Monday, August 25, 2008

POLITICAL CONVENTIONS: A USELESS APPENDAGE FROM THE PAST

David Shribman, Globe & Mail, CA - More than half a century ago, the Democrats held their national political convention in Chicago. They took a roll call to decide their presidential nominee, couldn't come to an agreement, took a second ballot, still were deadlocked and finally, on the third try, selected governor Adlai Stevenson of Illinois as their choice for the White House in 1952. Talk about drama.

But not once in the next 56 years has an American political party taken a second ballot for president. Not once since then has an American political party started its national convention without knowing the identity of its presidential nominee. Not once in that time has anything happened at an American political convention that has had anything but a harmful effect on the party concerned or on the country.

A political institution with pure American roots and with an inherent sense of theatre has become a big dud

U.S. political conventions have become the appendix of the body politic: a vestige of something that once had a function but no longer does. And yet they endure, against all reason.
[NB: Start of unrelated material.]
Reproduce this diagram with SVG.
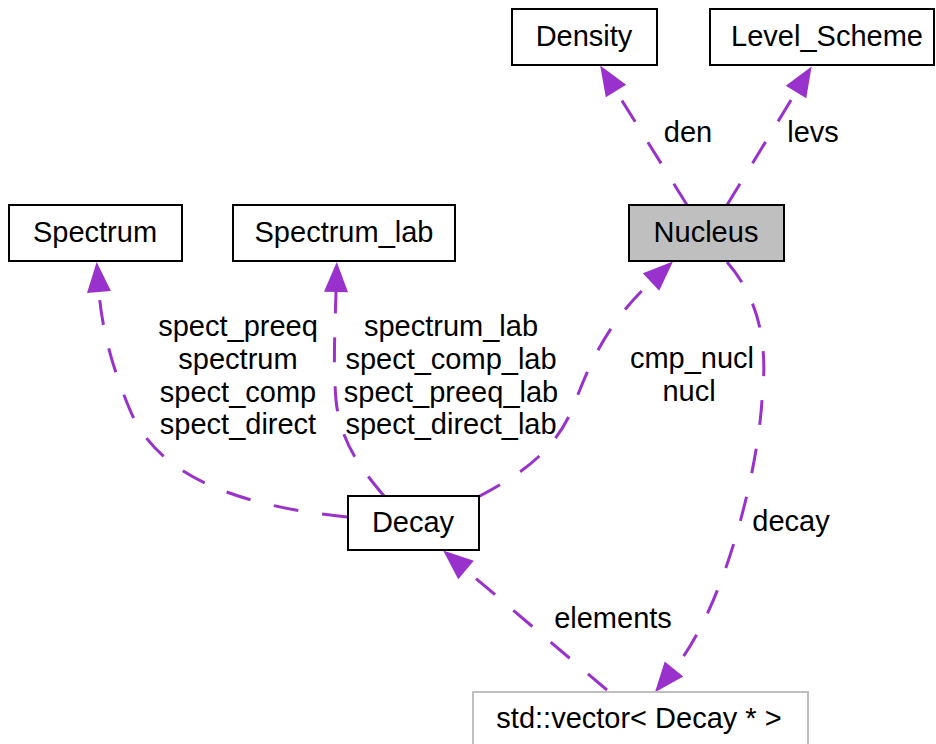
<svg xmlns="http://www.w3.org/2000/svg" width="936" height="744" viewBox="0 0 936 744">
  <style>
    .node rect { fill: #ffffff; stroke: #000000; stroke-width: 2; }
    .node.focus rect { fill: #bfbfbf; }
    .node.ext rect { stroke: #bfbfbf; }
    text { font-family: "Liberation Sans", Arial, Helvetica, sans-serif; font-size: 29px; fill: #000000; }
    .node text, .lbl { text-anchor: middle; }
    .edge { fill: none; stroke: #9932cc; stroke-width: 3; stroke-dasharray: 25 24; marker-end: url(#arrow); }
  </style>
  <defs>
    <marker id="arrow" markerUnits="userSpaceOnUse" markerWidth="30" markerHeight="24" refX="0" refY="12" orient="auto" overflow="visible">
      <path d="M0,0 L30,12 L0,24 Z" fill="#9932cc"/>
    </marker>
  </defs>

  <rect width="936" height="744" fill="#ffffff"/>

  <!-- connectors: drawn from the owning class toward the member's type -->
  <g id="connectors">
    <path class="edge" d="M687,205 L616,91"/>
    <path class="edge" d="M727,205 L796,92"/>
    <path class="edge" d="M347,517 C250,507 160,482 130,410 C113,370 102,330 99,292"/>
    <path class="edge" d="M384,496 C358,465 340,440 336,400 C333,365 335,330 336,292"/>
    <path class="edge" d="M478,497 C530,470 558,445 574,405 C590,362 608,322 651,282"/>
    <path class="edge" d="M727,262 C760,300 768,345 762,400 C758,470 725,607 674,669"/>
    <path class="edge" d="M607,690 L466,570"/>

    <text x="688" y="142" class="lbl">den</text>
    <text x="813" y="142" class="lbl">levs</text>
    <text x="238" y="336" class="lbl">spect_preeq</text>
    <text x="238" y="369" class="lbl">spectrum</text>
    <text x="238" y="402" class="lbl">spect_comp</text>
    <text x="238" y="434" class="lbl">spect_direct</text>
    <text x="451" y="336" class="lbl">spectrum_lab</text>
    <text x="451" y="369" class="lbl">spect_comp_lab</text>
    <text x="451" y="402" class="lbl">spect_preeq_lab</text>
    <text x="451" y="434" class="lbl">spect_direct_lab</text>
    <text x="692" y="368" class="lbl">cmp_nucl</text>
    <text x="689" y="401" class="lbl">nucl</text>
    <text x="791" y="531" class="lbl">decay</text>
    <text x="613" y="628" class="lbl">elements</text>
  </g>

  <g id="Density" class="node">
    <rect x="512" y="9" width="145" height="56"/>
    <text x="584" y="46">Density</text>
  </g>
  <g id="Level_Scheme" class="node">
    <rect x="710" y="9" width="224" height="56"/>
    <text x="827" y="46">Level_Scheme</text>
  </g>
  <g id="Spectrum" class="node">
    <rect x="9" y="205" width="173" height="56"/>
    <text x="95" y="242">Spectrum</text>
  </g>
  <g id="Spectrum_lab" class="node">
    <rect x="233" y="205" width="222" height="56"/>
    <text x="344" y="242">Spectrum_lab</text>
  </g>
  <g id="Nucleus" class="node focus">
    <rect x="629" y="205" width="155" height="56"/>
    <text x="706" y="242">Nucleus</text>
  </g>
  <g id="Decay" class="node">
    <rect x="348" y="496" width="131" height="54"/>
    <text x="413" y="532">Decay</text>
  </g>
  <g id="vector_Decay_ptr" class="node ext">
    <rect x="473" y="692" width="335" height="60"/>
    <text x="639" y="728">std::vector&lt; Decay * &gt;</text>
  </g>
</svg>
They endure, because politicians, like everyone else, enjoy a party. . . They endure, because without them, U.S. political parties themselves would hardly exist. The parties come together, after all, only once every four years, at these gigantic conclaves, and there they vote on nearly meaningless manifestos that are neither paid attention to nor remembered a week later. . .

So ingrained in modern American politics is the notion that the conventions should be - absolutely must be - meaningless that the entire point of the winter and spring series of primaries and caucuses was to prevent anything from happening at the conventions. . .

For weeks, Democratic party officials worried, caucused, held press conferences, floated plans, maneuvered, schemed among themselves, dreamed up plots - all in the service of one goal: to make sure that the Democrats had settled on their nominee before the opening of the convention that was designed to select the party's nominee.

Why? Because party leaders wanted a convention that was quiet, free of contention, lacking in drama. They wanted to emphasize the party's unity of purpose, not provide a showcase for its divisions. . .

But the Republicans are no different, and no better. Never was heard a discouraging word in the conventions that nominated George W. Bush for president in Philadelphia in 2000 and again in New York in 2004. That's the way those conventions were designed, and that's the way the 2008 conventions are designed. . .

Above all, in 2008, the parties want to be sure that they do not relive the disasters of conventions past.

The Democratic nightmare is a rerun of 1968, held after the assassination of senator Robert Kennedy and against the backdrop of rioting in the streets, vulgar gestures in the hall (mayor Richard Daley of Chicago) and the charge, made by a leading party member (senator Abraham Ribicoff of Connecticut), that Mr. Daley was instigating "Gestapo tactics in the streets." . . .

The Republican nightmare is a rerun of the 1992 convention, when Patrick Buchanan, a columnist turned politician, spoke of "a religious war going on in our country for the soul of America," adding, in reference to governor Bill Clinton of Arkansas, the Democratic nominee, and his wife, Hillary: "It is a cultural war, as critical to the kind of nation we will one day be as was the Cold War itself. And in that struggle for the soul of America, Clinton and Clinton are on the other side, and George Bush is on our side." . . .

Both the 1968 Democratic nominee, vice-president Hubert Humphrey, and the 1992 Republican nominee, the sitting president George H.W. Bush, father of the current president, were defeated in the general election in November.

That's why this year's conventions will be choreographed with precision. No opportunities for mischief. No margin for error. No unscripted moments. The Beijing Olympics, organized by Communists who believe in centralized planning, have provided more occasions for spontaneity. And at least in Beijing, no one has known in advance who would win.

1 Comments:

At August 27, 2008 5:05 AM, Anonymous Anonymous said...

It's all a boodoggle for the politcos who want to get drunk and laid out of town and the "press" men who want to "network" and screw different hookers, and the corporations who want to worm their way deeper into the candidates. The conventions are like what anti-semitism was to the Nazi party; without them there really is no center, no rallying point for either party. We need to rethink how we run the republic and damn quick.